Tyler Durden's picture

On The Irrelevance Of Traditional Media Reporting





The NYT's Frank Rich and PressThink's Jay Rosen have both done tremendous post-mortems on Michael Hastings' McChrystal-shattering report in Rolling Stone Magazine. While Rich focuses more on the implications of the whole affair, and the containment of the fallout, possibly including its repercussions on the war in Afghanistan, concluding boldly that McChrystalgate "gives us reason to hope that the president’s first bold move to extricate America from the graveyard of empires won’t be his last", a much more relevant observation that both authors target in on is the future of reporting, and journalism in general, in the US and elsewhere. Both frame their arguments based on statement by Politico, subsequently deleted, which was spot on, in describing the media-establishment relationship.
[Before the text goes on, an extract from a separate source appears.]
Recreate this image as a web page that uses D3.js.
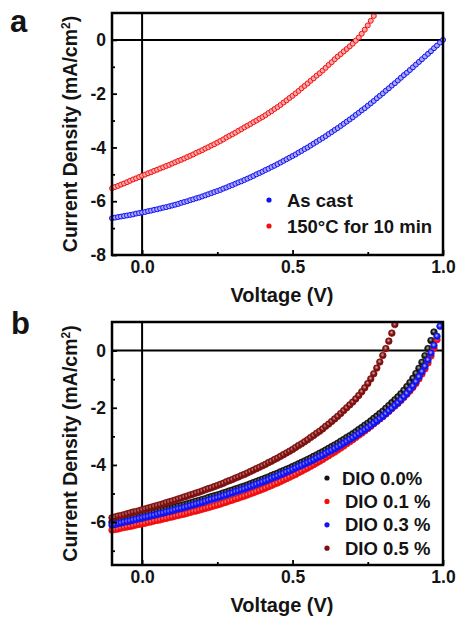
<!DOCTYPE html>
<html>
<head>
<meta charset="utf-8">
<script src="https://cdn.jsdelivr.net/npm/d3@7"></script>
<style>
  html, body { margin: 0; padding: 0; background: #fff; }
  svg { display: block; }
  text { font-family: "Liberation Sans", Arial, sans-serif; font-weight: bold; fill: #141414; }
</style>
</head>
<body>
<script>
// ---------- DATA ----------
const voltages = [
  -0.10,-0.09,-0.08,-0.07,-0.06,-0.05,-0.04,-0.03,-0.02,-0.01,
  0.00,0.01,0.02,0.03,0.04,0.05,0.06,0.07,0.08,0.09,
  0.10,0.11,0.12,0.13,0.14,0.15,0.16,0.17,0.18,0.19,
  0.20,0.21,0.22,0.23,0.24,0.25,0.26,0.27,0.28,0.29,
  0.30,0.31,0.32,0.33,0.34,0.35,0.36,0.37,0.38,0.39,
  0.40,0.41,0.42,0.43,0.44,0.45,0.46,0.47,0.48,0.49,
  0.50,0.51,0.52,0.53,0.54,0.55,0.56,0.57,0.58,0.59,
  0.60,0.61,0.62,0.63,0.64,0.65,0.66,0.67,0.68,0.69,
  0.70,0.71,0.72,0.73,0.74,0.75,0.76,0.77,0.78,0.79,
  0.80,0.81,0.82,0.83,0.84,0.85,0.86,0.87,0.88,0.89,
  0.90,0.91,0.92,0.93,0.94,0.95,0.96,0.97,0.98,0.99,
  1.00
];

// Panel a
const asCast = [
  -6.63,-6.61,-6.59,-6.57,-6.55,-6.53,-6.51,-6.49,-6.46,-6.44,
  -6.42,-6.40,-6.37,-6.35,-6.32,-6.30,-6.27,-6.24,-6.22,-6.19,
  -6.16,-6.13,-6.10,-6.06,-6.03,-6.00,-5.96,-5.93,-5.89,-5.86,
  -5.82,-5.78,-5.74,-5.70,-5.66,-5.62,-5.58,-5.53,-5.49,-5.44,
  -5.40,-5.35,-5.30,-5.26,-5.21,-5.16,-5.11,-5.06,-5.00,-4.95,
  -4.90,-4.84,-4.79,-4.73,-4.68,-4.62,-4.56,-4.50,-4.44,-4.38,
  -4.32,-4.26,-4.19,-4.13,-4.06,-4.00,-3.93,-3.86,-3.79,-3.72,
  -3.65,-3.58,-3.50,-3.43,-3.35,-3.28,-3.20,-3.12,-3.04,-2.96,
  -2.88,-2.79,-2.71,-2.62,-2.54,-2.45,-2.36,-2.27,-2.17,-2.08,
  -1.99,-1.89,-1.80,-1.70,-1.61,-1.51,-1.41,-1.31,-1.22,-1.12,
  -1.02,-0.92,-0.82,-0.72,-0.62,-0.52,-0.42,-0.31,-0.21,-0.10,
  0.00
];
const annealed = [
  -5.52,-5.47,-5.43,-5.38,-5.34,-5.29,-5.24,-5.19,-5.15,-5.10,
  -5.05,-5.01,-4.96,-4.92,-4.87,-4.83,-4.78,-4.74,-4.69,-4.65,
  -4.60,-4.55,-4.50,-4.46,-4.41,-4.36,-4.31,-4.26,-4.20,-4.15,
  -4.10,-4.04,-3.99,-3.93,-3.88,-3.82,-3.76,-3.70,-3.63,-3.57,
  -3.51,-3.45,-3.38,-3.32,-3.25,-3.19,-3.13,-3.06,-3.00,-2.93,
  -2.87,-2.80,-2.72,-2.65,-2.57,-2.50,-2.42,-2.33,-2.25,-2.16,
  -2.08,-1.99,-1.90,-1.80,-1.71,-1.62,-1.52,-1.43,-1.33,-1.24,
  -1.14,-1.04,-0.93,-0.83,-0.72,-0.62,-0.53,-0.43,-0.34,-0.24,
  -0.14,-0.03,0.09,0.23,0.38,0.54,0.71,0.89
];

// Panel b
const dio00 = [
  -6.00,-5.98,-5.95,-5.93,-5.90,-5.88,-5.86,-5.83,-5.81,-5.78,
  -5.76,-5.73,-5.71,-5.68,-5.66,-5.63,-5.60,-5.58,-5.55,-5.53,
  -5.50,-5.47,-5.44,-5.42,-5.39,-5.36,-5.33,-5.30,-5.27,-5.24,
  -5.21,-5.18,-5.14,-5.11,-5.08,-5.05,-5.02,-4.98,-4.95,-4.91,
  -4.88,-4.84,-4.81,-4.77,-4.74,-4.70,-4.66,-4.62,-4.58,-4.54,
  -4.50,-4.46,-4.42,-4.37,-4.33,-4.29,-4.24,-4.20,-4.15,-4.11,
  -4.06,-4.01,-3.96,-3.91,-3.86,-3.81,-3.76,-3.70,-3.65,-3.59,
  -3.54,-3.48,-3.42,-3.36,-3.30,-3.24,-3.17,-3.11,-3.04,-2.98,
  -2.91,-2.84,-2.76,-2.69,-2.61,-2.54,-2.46,-2.37,-2.29,-2.20,
  -2.12,-2.02,-1.92,-1.82,-1.72,-1.62,-1.51,-1.39,-1.26,-1.12,
  -0.97,-0.80,-0.62,-0.41,-0.18,0.07,0.35,0.65
];
const dio01 = [
  -6.28,-6.26,-6.24,-6.21,-6.19,-6.17,-6.15,-6.13,-6.10,-6.08,
  -6.06,-6.04,-6.01,-5.99,-5.96,-5.94,-5.92,-5.89,-5.87,-5.84,
  -5.82,-5.79,-5.77,-5.74,-5.72,-5.69,-5.66,-5.63,-5.61,-5.58,
  -5.55,-5.52,-5.49,-5.46,-5.43,-5.40,-5.37,-5.33,-5.30,-5.26,
  -5.23,-5.19,-5.16,-5.12,-5.09,-5.05,-5.01,-4.97,-4.93,-4.89,
  -4.85,-4.81,-4.76,-4.72,-4.67,-4.63,-4.58,-4.53,-4.48,-4.43,
  -4.38,-4.33,-4.27,-4.22,-4.16,-4.11,-4.05,-3.99,-3.93,-3.87,
  -3.81,-3.74,-3.68,-3.61,-3.55,-3.48,-3.41,-3.34,-3.26,-3.19,
  -3.12,-3.04,-2.96,-2.89,-2.81,-2.73,-2.65,-2.56,-2.48,-2.39,
  -2.31,-2.22,-2.13,-2.03,-1.94,-1.85,-1.75,-1.64,-1.53,-1.41,
  -1.29,-1.15,-0.99,-0.82,-0.64,-0.43,-0.19,0.08,0.38
];
const dio03 = [
  -6.10,-6.08,-6.05,-6.03,-6.00,-5.98,-5.96,-5.93,-5.91,-5.88,
  -5.86,-5.83,-5.81,-5.78,-5.76,-5.73,-5.70,-5.68,-5.65,-5.63,
  -5.60,-5.57,-5.54,-5.52,-5.49,-5.46,-5.43,-5.40,-5.37,-5.34,
  -5.31,-5.28,-5.24,-5.21,-5.18,-5.15,-5.12,-5.08,-5.05,-5.01,
  -4.98,-4.94,-4.91,-4.87,-4.84,-4.80,-4.76,-4.72,-4.68,-4.64,
  -4.60,-4.56,-4.52,-4.47,-4.43,-4.39,-4.34,-4.30,-4.25,-4.21,
  -4.16,-4.11,-4.06,-4.02,-3.97,-3.92,-3.87,-3.82,-3.76,-3.71,
  -3.66,-3.60,-3.54,-3.49,-3.43,-3.37,-3.31,-3.24,-3.18,-3.11,
  -3.05,-2.98,-2.91,-2.84,-2.77,-2.70,-2.62,-2.54,-2.46,-2.38,
  -2.30,-2.21,-2.11,-2.02,-1.92,-1.83,-1.72,-1.61,-1.50,-1.37,
  -1.24,-1.09,-0.92,-0.74,-0.55,-0.33,-0.09,0.18,0.50,0.85
];
const dio05 = [
  -5.85,-5.82,-5.79,-5.77,-5.74,-5.71,-5.68,-5.65,-5.63,-5.60,
  -5.57,-5.54,-5.51,-5.48,-5.45,-5.42,-5.39,-5.36,-5.32,-5.29,
  -5.26,-5.23,-5.19,-5.16,-5.12,-5.09,-5.05,-5.02,-4.98,-4.95,
  -4.91,-4.87,-4.83,-4.80,-4.76,-4.72,-4.68,-4.64,-4.59,-4.55,
  -4.51,-4.46,-4.42,-4.37,-4.33,-4.28,-4.23,-4.18,-4.13,-4.08,
  -4.03,-3.98,-3.92,-3.87,-3.81,-3.76,-3.70,-3.64,-3.58,-3.52,
  -3.46,-3.39,-3.32,-3.26,-3.19,-3.12,-3.04,-2.97,-2.89,-2.82,
  -2.74,-2.65,-2.57,-2.48,-2.39,-2.30,-2.20,-2.10,-2.00,-1.90,
  -1.80,-1.69,-1.57,-1.44,-1.30,-1.15,-0.99,-0.81,-0.61,-0.40,
  -0.17,0.07,0.33,0.61,0.91
];

const xTicks = [0.0, 0.5, 1.0];
const xMinorTicks = [0.25, 0.75];
const yTicksA = [0, -2, -4, -6, -8];
const yMinorA = [-1, -3, -5, -7];
const yTicksB = [0, -2, -4, -6];
const yMinorB = [-1, -3, -5, -7];

const seriesA = [
  { name: "As cast", values: asCast, color: "#1010f0", light: "#a8a8ff" },
  { name: "150°C for 10 min", values: annealed, color: "#f01010", light: "#ffa8a8" }
];
const seriesB = [
  { name: "DIO 0.0%", values: dio00, color: "#141414", light: "#b0b0b0" },
  { name: "DIO 0.1 %", values: dio01, color: "#f01010", light: "#ffb0b0" },
  { name: "DIO 0.3 %", values: dio03, color: "#1414f0", light: "#b8b8ff" },
  { name: "DIO 0.5 %", values: dio05, color: "#7e1010", light: "#e0a8a8" }
];

// ---------- DRAW ----------
const W = 457, H = 617;
const svg = d3.select("body").append("svg").attr("width", W).attr("height", H);
const defs = svg.append("defs");

seriesB.forEach((s, i) => {
  const g = defs.append("radialGradient").attr("id", "sph" + i)
    .attr("cx", "45%").attr("cy", "40%").attr("r", "60%");
  g.append("stop").attr("offset", "0%").attr("stop-color", s.light);
  g.append("stop").attr("offset", "55%").attr("stop-color", s.color);
  g.append("stop").attr("offset", "100%").attr("stop-color", s.color);
});

function panel(cfg) {
  const { left, right, top, bottom, yDomain, yTicks, yMinor, series, markerR, sphere,
          label, labelX, labelY, titleY, legend } = cfg;
  const x = d3.scaleLinear().domain([-0.1, 1.0]).range([left, right]);
  const y = d3.scaleLinear().domain(yDomain).range([bottom, top]);
  const g = svg.append("g");

  // zero lines
  g.append("line").attr("x1", x(0)).attr("x2", x(0)).attr("y1", top).attr("y2", bottom)
    .attr("stroke", "#000").attr("stroke-width", 2);
  g.append("line").attr("x1", left).attr("x2", right).attr("y1", y(0)).attr("y2", y(0))
    .attr("stroke", "#000").attr("stroke-width", 2);

  // data
  series.forEach((s, si) => {
    const pts = s.values.map((v, i) => ({ v: voltages[i], j: v }));
    g.append("g").selectAll("circle").data(pts).join("circle")
      .attr("cx", d => x(d.v)).attr("cy", d => y(d.j)).attr("r", markerR)
      .attr("fill", sphere ? `url(#sph${si})` : s.light)
      .attr("stroke", s.color).attr("stroke-width", sphere ? 0.7 : 1);
  });

  // axes
  const ax = g.append("g").attr("transform", `translate(0,${bottom})`)
    .call(d3.axisBottom(x).tickValues(xTicks).tickSizeInner(-5).tickSizeOuter(0)
      .tickPadding(6).tickFormat(d3.format(".1f")));
  const axm = g.append("g").attr("transform", `translate(0,${bottom})`)
    .call(d3.axisBottom(x).tickValues(xMinorTicks).tickSizeInner(-3).tickSizeOuter(0).tickFormat(""));
  const ay = g.append("g").attr("transform", `translate(${left},0)`)
    .call(d3.axisLeft(y).tickValues(yTicks).tickSizeInner(-5).tickSizeOuter(0)
      .tickPadding(6).tickFormat(d => String(d)));
  const aym = g.append("g").attr("transform", `translate(${left},0)`)
    .call(d3.axisLeft(y).tickValues(yMinor).tickSizeInner(-3).tickSizeOuter(0).tickFormat(""));
  [ax, axm, ay, aym].forEach(a => {
    a.select(".domain").remove();
    a.selectAll("line").attr("stroke", "#000").attr("stroke-width", 1.8);
    a.selectAll("text").attr("font-size", 17.5).attr("fill", "#141414")
      .attr("font-family", "'Liberation Sans', Arial, sans-serif").attr("font-weight", "bold");
  });

  // frame
  g.append("rect").attr("x", left).attr("y", top).attr("width", right - left).attr("height", bottom - top)
    .attr("fill", "none").attr("stroke", "#000").attr("stroke-width", 2.5);

  // titles
  g.append("text").attr("x", 282).attr("y", titleY)
    .attr("text-anchor", "middle").attr("font-size", 20).text("Voltage (V)");
  const yt = g.append("text").attr("transform", `translate(77,${(top + bottom) / 2}) rotate(-90)`)
    .attr("text-anchor", "middle").attr("font-size", 19.5);
  yt.append("tspan").text("Current Density (mA/cm");
  yt.append("tspan").attr("font-size", 12).attr("dy", -7).text("2");
  yt.append("tspan").attr("dy", 7).text(")");

  g.append("text").attr("x", labelX).attr("y", labelY).attr("font-size", 31).text(label);

  // legend
  legend.items.forEach((s, i) => {
    const yy = legend.y + i * legend.dy;
    g.append("circle").attr("cx", legend.x).attr("cy", yy).attr("r", 2.6)
      .attr("fill", s.color);
    g.append("text").attr("x", legend.tx + (s.shift || 0)).attr("y", yy + 6.5)
      .attr("font-size", 18.5).text(s.name);
  });
}

panel({
  left: 112, right: 443, top: 13, bottom: 255,
  yDomain: [-8, 1], yTicks: yTicksA, yMinor: yMinorA,
  series: seriesA, markerR: 2.5, sphere: false,
  label: "a", labelX: 10, labelY: 32, titleY: 302,
  legend: { x: 269, y: 200, dy: 26, tx: 287, items: seriesA }
});

panel({
  left: 112, right: 443, top: 322, bottom: 565,
  yDomain: [-7.5, 1], yTicks: yTicksB, yMinor: yMinorB,
  series: seriesB, markerR: 3.3, sphere: true,
  label: "b", labelX: 11, labelY: 334, titleY: 612,
  legend: { x: 327, y: 478, dy: 23.4, tx: 342,
    items: seriesB.map((s, i) => Object.assign({}, s, { shift: i === 0 ? 0 : 3 })) }
});
</script>
</body>
</html>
To wit: "as a freelance reporter, Hastings would be considered a bigger risk to be given unfettered access, compared with a beat reporter, who would not risk burning bridges by publishing many of McChrystal’s remarks." In other words, never again expect a (beat, but one can generalize) reporter who is invited to political press shows to break anything of importance, and most certainly never expect a columnist (or certainly an analyst) invited on CNBC, or someone who writes books describing his high-level access to financial professionals, to ever again have anything insightful or relevant to say about the very system that is supposed to be supervised, yet ends up paying his or her bills. Which is why we will forever be happy to operate in the shadows of the establishment, where bridge burning is the norm not the exception. If that means a Penguin book deal lost now and then, so be it.